Who I am comes second, but I’ll tell you how I got here if you tell me how you got here, too. Drop a comment below and share.

The details of my life aren’t important here. I’ll just say that my skittery-but-clever fox slipped into my life and burrowed there before I even realized what was happening. He was actually a coworker I hated. I know, sometimes I wish I could go back to that earlier version of myself, pat myself on the back, and say, “Keep up the good work, Andi. Hold your position, and you’ll never have to deal with his bullshit later on.” But, honestly, we both know that if I could really go back in time, I would say, “Jump his bones, he’s into you, you clueless moron! Enjoy the heat and intensity while it lasts because when it cools, it falls below zero.”

I think the addiction for me was the cyclical nature of it. This guy kept coming back. That’s incredibly flattering to someone with low self-esteem. At first, I couldn’t tell if he was into me. You know their plays. You know they come in sideways, upside down, inside out, never directly. But he kept asking me to lunch, and I hated him, right, so I kept making excuses I only half believed. The narrative around work was that he didn’t have any friends and was just friendly, so it was easy to brush him off.

He just kept coming back. A friendly co-worker who keeps coming back can’t just be friendly after a certain point, you know? And it felt good. It fed my ego. So I leaned in. And like most anxiously attached people, when I say, “I leaned in,” I mean I jumped in headfirst. I started planning the wedding and honeymoon and going through the logistics of living situation and merging out lives together.
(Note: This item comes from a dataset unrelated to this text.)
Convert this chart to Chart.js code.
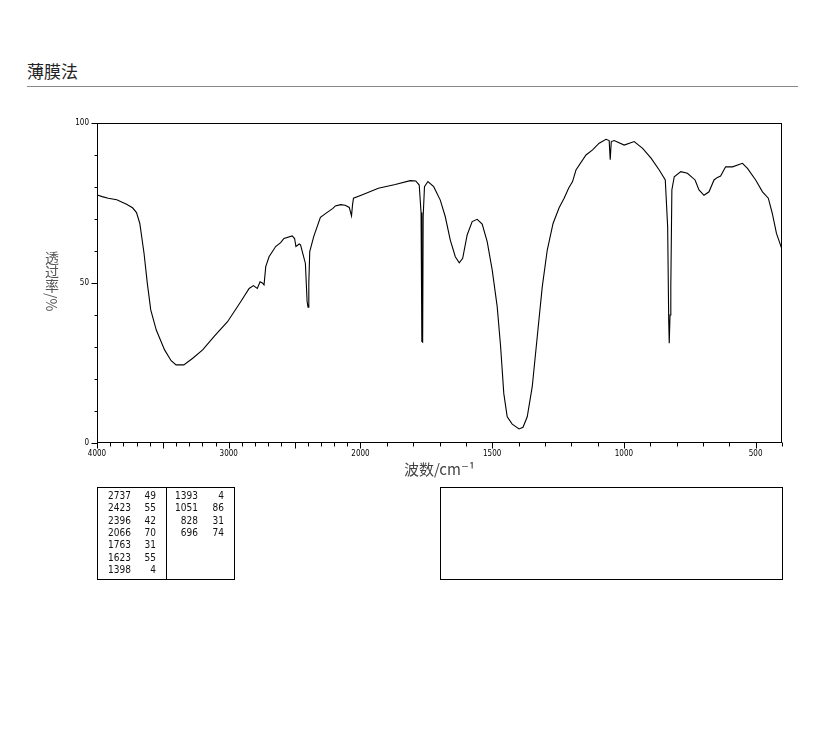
<!DOCTYPE html>
<html>
<head>
<meta charset="utf-8">
<title>薄膜法</title>
<script src="https://cdn.jsdelivr.net/npm/chart.js@4.4.1/dist/chart.umd.min.js"></script>
<style>
  body { margin: 0; background: #fff; width: 822px; height: 737px; position: relative; overflow: hidden; }
  #title { position: absolute; left: 27px; top: 58px; font: 17px "Noto Sans CJK SC", sans-serif; color: #222; }
  #rule { position: absolute; left: 27px; top: 86px; width: 771px; height: 1px; background: #888; }
  #chartBox { position: absolute; left: 0; top: 0; }
  #ytitle { position: absolute; left: 45px; top: 251px; writing-mode: vertical-rl; font: 14px "Noto Sans CJK SC", sans-serif; line-height: 14px; color: #555; }
  .box { position: absolute; border: 1px solid #000; box-sizing: border-box; }
  #peaks { left: 97px; top: 487px; width: 138px; height: 93px; font: 10px "DejaVu Sans Condensed", "DejaVu Sans", sans-serif; color: #111; }
  #peaks .sep { position: absolute; left: 68px; top: 0; bottom: 0; width: 1px; background: #000; }
  #peaks span { position: absolute; text-align: right; line-height: 12px; }
  #blank { left: 440px; top: 487px; width: 343px; height: 93px; }
</style>
</head>
<body>
<div id="title">薄膜法</div>
<div id="rule"></div>
<div id="chartBox"><canvas id="irChart" width="822" height="500"></canvas></div>
<div id="ytitle"></div>
<div id="peaks" class="box"><div class="sep"></div></div>
<div id="blank" class="box"></div>
<script>
// spectrum (wavenumber cm-1, transmittance %)
const wavenumbers = [
  4000, 3960, 3915, 3850, 3776, 3730, 3700, 3675, 3643, 3618, 3592, 3550, 3487, 3437, 3400, 3341,
  3273, 3198, 3109, 3009, 2908, 2845, 2813, 2783, 2762, 2745, 2732, 2719, 2694, 2644, 2606, 2581,
  2518, 2500, 2490, 2465, 2455, 2435, 2418, 2405, 2398, 2392, 2385, 2355, 2304, 2255, 2209, 2191,
  2150, 2116, 2085, 2068, 2060, 2053, 1995, 1932, 1868, 1811, 1790, 1777, 1770, 1767, 1764, 1762,
  1757, 1744, 1722, 1697, 1678, 1659, 1640, 1625, 1612, 1595, 1576, 1557, 1538, 1519, 1500, 1481,
  1468, 1456, 1443, 1424, 1398, 1383, 1367, 1348, 1329, 1310, 1291, 1269, 1246, 1227, 1210, 1195,
  1182, 1144, 1119, 1094, 1068, 1056, 1052, 1048, 1037, 999, 961, 929, 897, 866, 843, 834,
  830, 828, 825, 822, 818, 809, 784, 759, 730, 715, 696, 677, 658, 645, 633, 614,
  588, 550, 531, 500, 474, 452, 437, 421, 400
];
const transmittance = [
  77.5, 77.0, 76.5, 76.0, 74.6, 73.5, 72.0, 68.6, 59.3, 49.9, 41.6, 35.3, 29.1, 25.7, 24.4, 24.4,
  26.5, 29.1, 33.4, 37.9, 44.2, 48.3, 49.2, 48.3, 50.4, 50.0, 49.4, 55.1, 58.2, 61.4, 62.6, 63.9,
  64.7, 63.9, 61.4, 62.2, 61.9, 58.8, 56.1, 44.2, 42.4, 50.0, 59.8, 64.5, 70.5, 72.0, 73.3, 74.1,
  74.5, 74.3, 73.6, 71.0, 74.5, 76.5, 77.5, 79.6, 80.8, 82.0, 81.9, 80.6, 72.0, 31.7, 31.5, 70.7,
  80.1, 81.7, 80.1, 75.9, 70.7, 63.4, 58.2, 56.3, 57.7, 65.0, 69.2, 69.9, 68.4, 62.9, 54.1, 42.6,
  30.1, 15.5, 8.2, 5.9, 4.4, 4.9, 8.2, 17.6, 33.2, 48.8, 60.3, 68.6, 73.5, 76.5, 79.6, 81.7,
  85.3, 90.0, 91.6, 93.7, 94.9, 94.5, 88.5, 94.2, 94.5, 93.1, 94.2, 92.1, 89.0, 85.3, 82.2, 67.6,
  38.4, 31.2, 40.0, 48.8, 79.1, 83.2, 84.8, 84.3, 82.2, 79.1, 77.4, 78.5, 82.2, 83.0, 83.4, 86.3,
  86.3, 87.4, 85.8, 82.2, 78.5, 76.5, 71.8, 65.5, 60.5
];

// peak list
const peakWn = [2737, 2423, 2396, 2066, 1763, 1623, 1398, 1393, 1051, 828, 696];
const peakT  = [49, 55, 42, 70, 31, 55, 4, 4, 86, 31, 74];

// axis labels
const xTickLabels = [4000, 3000, 2000, 1500, 1000, 500];
const yTickLabels = [0, 50, 100];
const xTitle = '波数/cm⁻¹';
const yTitle = '透过率/%';

// 4000-2000 is drawn at half the scale of 2000-400
function toAxis(wn) { return wn >= 2000 ? (4000 - wn) / 2 : 1000 + (2000 - wn); }
function fromAxis(u) { return u <= 1000 ? Math.round(4000 - 2 * u) : Math.round(2000 - (u - 1000)); }

const points = wavenumbers.map((w, i) => ({ x: toAxis(w), y: transmittance[i] }));

const frameTicks = {
  id: 'frameTicks',
  afterDraw(chart) {
    const { ctx, chartArea: a, scales: { x, y } } = chart;
    ctx.save();
    ctx.strokeStyle = '#000';
    ctx.lineWidth = 1;
    const L = Math.round(a.left) + 0.5, R = Math.round(a.right) - 0.5;
    const T = Math.round(a.top) + 0.5, B = Math.round(a.bottom) - 0.5;
    ctx.strokeRect(L, T, R - L, B - T);
    ctx.beginPath();
    x.ticks.forEach(t => {
      const px = Math.round(x.getPixelForValue(t.value)) + 0.5;
      const len = fromAxis(t.value) % 500 === 0 ? 6 : 4;
      ctx.moveTo(px, B); ctx.lineTo(px, B + len);
    });
    y.ticks.forEach(t => {
      const py = Math.round(y.getPixelForValue(t.value)) + 0.5;
      const len = t.value % 50 === 0 ? 6 : 3;
      ctx.moveTo(L, py); ctx.lineTo(L - len, py);
    });
    ctx.stroke();
    ctx.restore();
  }
};

new Chart(document.getElementById('irChart'), {
  type: 'line',
  data: {
    datasets: [{
      data: points,
      borderColor: '#000',
      borderWidth: 1.1,
      pointRadius: 0,
      tension: 0,
      fill: false
    }]
  },
  options: {
    responsive: false,
    animation: false,
    parsing: false,
    layout: { padding: { left: 0, top: 123, right: 40, bottom: 22 } },
    plugins: { legend: { display: false }, tooltip: { enabled: false } },
    scales: {
      x: {
        type: 'linear',
        min: 0,
        max: toAxis(400),
        grid: { display: false, drawTicks: false },
        border: { display: false },
        afterBuildTicks(scale) {
          const t = [];
          for (let w = 4000; w >= 400; w -= 100) t.push({ value: toAxis(w) });
          scale.ticks = t;
        },
        afterFit(scale) { scale.height = 35; },
        ticks: {
          autoSkip: false,
          maxRotation: 0,
          padding: 6,
          color: '#000',
          font: { family: '"DejaVu Sans Condensed", "DejaVu Sans", sans-serif', size: 8 },
          callback(v) {
            const w = fromAxis(v);
            return xTickLabels.includes(w) ? String(w) : '';
          }
        },
        title: {
          display: true,
          text: xTitle,
          color: '#444',
          padding: { top: 4, bottom: 0 },
          font: { family: '"Noto Sans CJK SC", "DejaVu Serif", serif', size: 15 }
        }
      },
      y: {
        min: 0,
        max: 100,
        grid: { display: false, drawTicks: false },
        border: { display: false },
        afterFit(scale) { scale.width = 97; },
        ticks: {
          stepSize: 10,
          autoSkip: false,
          padding: 8,
          color: '#000',
          font: { family: '"DejaVu Sans Condensed", "DejaVu Sans", sans-serif', size: 8 },
          callback(v) { return yTickLabels.includes(v) ? String(v) : ''; }
        }
      }
    }
  },
  plugins: [frameTicks]
});

// vertical y title (CJK upright, as in the original)
document.getElementById('ytitle').textContent = yTitle;

// peak table
const peaksEl = document.getElementById('peaks');
peakWn.forEach((w, i) => {
  const col = i < 7 ? 0 : 1;
  const row = col === 0 ? i : i - 7;
  const top = 2 + row * 12.3;
  const wnRight = col === 0 ? 33 : 100;
  const tRight = col === 0 ? 58 : 126;
  const a = document.createElement('span');
  a.textContent = w;
  a.style.cssText = `left:${wnRight - 30}px;width:30px;top:${top}px`;
  const b = document.createElement('span');
  b.textContent = peakT[i];
  b.style.cssText = `left:${tRight - 20}px;width:20px;top:${top}px`;
  peaksEl.appendChild(a);
  peaksEl.appendChild(b);
});
</script>
</body>
</html>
It wasn’t long before I centered my world around him. I waited, phone in hand with bated breath, for a text from him. I blew up my friend’s phone with questions like, “If I said this, would he think I’m too much?” or “Omg, I haven’t heard from him all weekend!”—and yeah, that first weekend of silence?

Whoa. It hit me like a freight train.

Everything had been warm and flirty and intense and deep—we’re talking mixed tapes, late night chats, inside jokes. I mean, I don’t think I’ve ever felt so connected to someone before. Our connection was metaphysical. We were soulmates.

And so that weekend he left my trivia prep question unanswered? Yeah, he couldn’t even bother to answer what was Pam’s favorite yogurt from The Office. He literally and eagerly just agreed to go to The Office themed trivia night with me.

Dude.

Tell me I’m not the only one who looks back at my earlier self and think, “What were you thinking?”

This guy couldn’t even answer the least emotionally charged question in the universe. Even a simple, “Don’t know” would have worked at that point.

What was the first time they left you on read? Do you remember? If you’re anxiously attached like me, I bet you do.

Alas, Monday scudded in, and he scorched me with affection and attention, and it was again like we were destined to be together.

You know what the sad thing is? I still feel like he’s The One. I can recount to you every high and every low, the mundane, everything to the second, and I cannot accept he is anything but my soulmate—and I don’t even believe in soulmates! There are too many people on this planet for soulmates!

This fated mates thing, though, it’s just our nervous systems. We crave stability and consistency because that’s what our nervous system needs to feel safe and calm, but our dalliance with an avoidant is chaotic and unpredictable and full of unpleasant and random withdrawals. Our nervous systems stay activated because the unpredictability never permits rest. And that constant activation? That feels like destiny. That feels like intense love. But love isn’t supposed to feel like that. Love is calm, predictable, steady, and warm. Your nervous system should be able to rest, and you should be able to exist to enjoy the flowers. Intensity is indicative of instability, not love.

Now, the unpredictability of the avoidant goes farther than that—that intermittent, all-encompassing warmth? The warmth that melts the silence into something obsolete to forget about? That’s dopamine. And since the warmth is meted out in cautious intervals, it spikes dopamine on a cycle instead of giving you a calm, steady supply. And those intense dopamine spikes? It’s an addiction. It’s intoxicating. We have to keep coming back for more. That is how we get to and why we stay in the thorny and painful avoidant landscape I call Avoidant Hell.

I’m here to reassure you, we aren’t truly imprisoned here in Avoidant Hell. We have agency. We have choices. This is one thing we can change. Not by changing anyone else but by changing ourselves, the pattern, and what we’re getting out of loving an avoidantly attached individual.